Zimbabwean Women Say “No more” to Rape, Again


"I cannot accept a rose from anyone as long as there's a woman out there being abused," was the rallying cry of the hundreds of Zimbabweans that took to the streets to protest against violence against women as part of the global One Billion Rising for Justice Campaign on February 14th. The march that captured the attention of the nation was a vivid example of the creative ways that women are standing up to say enough is enough, even in a country where continued repression makes speaking out dangerous.
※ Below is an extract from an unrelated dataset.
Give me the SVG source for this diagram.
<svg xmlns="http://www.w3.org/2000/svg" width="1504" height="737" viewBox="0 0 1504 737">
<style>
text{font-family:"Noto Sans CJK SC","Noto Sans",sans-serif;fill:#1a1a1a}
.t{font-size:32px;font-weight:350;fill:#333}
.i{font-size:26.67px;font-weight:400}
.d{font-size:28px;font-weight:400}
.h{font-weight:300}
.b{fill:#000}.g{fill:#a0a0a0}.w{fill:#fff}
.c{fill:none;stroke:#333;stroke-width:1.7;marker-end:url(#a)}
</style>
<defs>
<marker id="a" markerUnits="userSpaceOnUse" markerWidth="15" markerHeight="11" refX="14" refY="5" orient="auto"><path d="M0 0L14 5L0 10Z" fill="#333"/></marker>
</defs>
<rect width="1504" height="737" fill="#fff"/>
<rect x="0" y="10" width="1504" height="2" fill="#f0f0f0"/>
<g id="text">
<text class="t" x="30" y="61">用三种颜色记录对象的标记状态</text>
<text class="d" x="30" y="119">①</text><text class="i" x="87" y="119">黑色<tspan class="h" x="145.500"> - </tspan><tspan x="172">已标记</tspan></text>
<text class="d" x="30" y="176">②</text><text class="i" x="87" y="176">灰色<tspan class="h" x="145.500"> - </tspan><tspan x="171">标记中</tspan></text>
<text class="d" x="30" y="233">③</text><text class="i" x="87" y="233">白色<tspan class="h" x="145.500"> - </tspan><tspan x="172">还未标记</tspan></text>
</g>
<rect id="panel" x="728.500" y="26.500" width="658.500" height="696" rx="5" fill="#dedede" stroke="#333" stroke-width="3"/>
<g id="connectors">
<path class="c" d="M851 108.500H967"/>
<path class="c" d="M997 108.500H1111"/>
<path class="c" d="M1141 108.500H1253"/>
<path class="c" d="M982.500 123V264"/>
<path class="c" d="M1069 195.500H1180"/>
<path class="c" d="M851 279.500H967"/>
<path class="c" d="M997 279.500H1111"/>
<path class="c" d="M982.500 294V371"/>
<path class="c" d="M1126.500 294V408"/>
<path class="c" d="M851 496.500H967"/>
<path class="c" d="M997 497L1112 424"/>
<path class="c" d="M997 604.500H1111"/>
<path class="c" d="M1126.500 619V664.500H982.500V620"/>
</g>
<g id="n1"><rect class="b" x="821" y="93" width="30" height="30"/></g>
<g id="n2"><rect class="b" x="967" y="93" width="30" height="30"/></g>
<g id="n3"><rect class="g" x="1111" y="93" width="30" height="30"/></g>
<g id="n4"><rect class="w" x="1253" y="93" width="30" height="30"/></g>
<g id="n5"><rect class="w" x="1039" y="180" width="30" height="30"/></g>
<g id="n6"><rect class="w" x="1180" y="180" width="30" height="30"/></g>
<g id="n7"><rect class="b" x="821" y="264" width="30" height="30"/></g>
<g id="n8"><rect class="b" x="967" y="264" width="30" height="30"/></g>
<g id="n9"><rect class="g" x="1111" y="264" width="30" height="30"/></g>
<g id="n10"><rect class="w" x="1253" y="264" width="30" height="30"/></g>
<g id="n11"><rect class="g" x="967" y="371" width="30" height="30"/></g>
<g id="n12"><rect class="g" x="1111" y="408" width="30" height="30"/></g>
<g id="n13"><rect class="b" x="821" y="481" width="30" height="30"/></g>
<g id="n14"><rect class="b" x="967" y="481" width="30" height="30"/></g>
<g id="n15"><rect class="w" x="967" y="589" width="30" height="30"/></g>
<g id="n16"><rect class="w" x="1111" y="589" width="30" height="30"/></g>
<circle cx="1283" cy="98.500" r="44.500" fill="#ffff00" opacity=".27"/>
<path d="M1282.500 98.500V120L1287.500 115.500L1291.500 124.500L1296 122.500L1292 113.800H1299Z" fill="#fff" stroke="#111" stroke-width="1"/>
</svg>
The now-annual global One Billion Rising Campaign calls on women across the world to rise up, dance and demand an end to violence against women and girls, and for Zimbabwean activists, the campaign provided the opportunity to sound the alarm about the high incidence of rape women face in their country. At least 15 women are raped in the country on a daily basis, and these estimates are low given low reporting rates. 

Wearing striking red clothing and holding their banners high, over four hundred women and men marched the streets of Harare’s city center calling on the judicial system to protect women’s human rights by taking rape seriously. The march was co-organized by the Women’s Coalition of Zimbabwe, and its members, including Musasa, Planned Parenthood Zimbabwe, the Gays and Lesbians of Zimbabwe (GALZ), Katswe Sistahood, and Padare, a men’s group. This protest came in the wake of the conviction of popular preacher, Martin Gumbura, for four counts of rape.

That day, we, the women of Zimbabwe said that we are tired of being abused, tired of taking things lying down, and that we also have the power, the numbers, and the voice to act on issues that are affecting us. ~ Winnet Shamuyarira

The Gumbura case put a spotlight on the increasing pattern of sexual violence committed against women within places that are considered safe, such as faith communities. As Winnet Shamuyarira of Katswe Sistahood warns, “in Zimbabwe, the escalation of violence perpetrated against women and how it manifests especially within conservative religious institutions or spiritualist spaces is a complicated issue.” For example, women are less likely to report a rape committed by someone they value and respect, such as their pastor.

We can’t forget that we are a so-called ‘Christian nation’ according to our state, even our Constitution. This idea has opened many doors for violence against women. There is a rise in religious fundamentalisms where people have stopped questioning. In many ways, religion is an escape or a way out from the day-to-day problems troubling the country. And religious prophets have taken advantage of people in that way. ~ Winnet Shamuyarira

Even when it’s risky to talk openly about a rape committed by religious leaders, women activists are speaking out. JASS partner, Katswe Sistahood works to blow the lid open on many of these complex and taboo issues. Katswe creates safe spaces for called Pachotos—a Shona word that invokes the cultural memory of fireside story-telling—where women gather to share stories and find their voices. Integrating JASS’ Heart—Mind—Body approach, Katswe helps women begin to understand how ‘social issues’ such as rape have affected them physically, mentally, and emotionally, and address the trauma they may have faced. This process not only helps women heal, it builds solidarity among women—regardless of their differences—while transforming them into powerful community change agents speaking out on issues that affect them.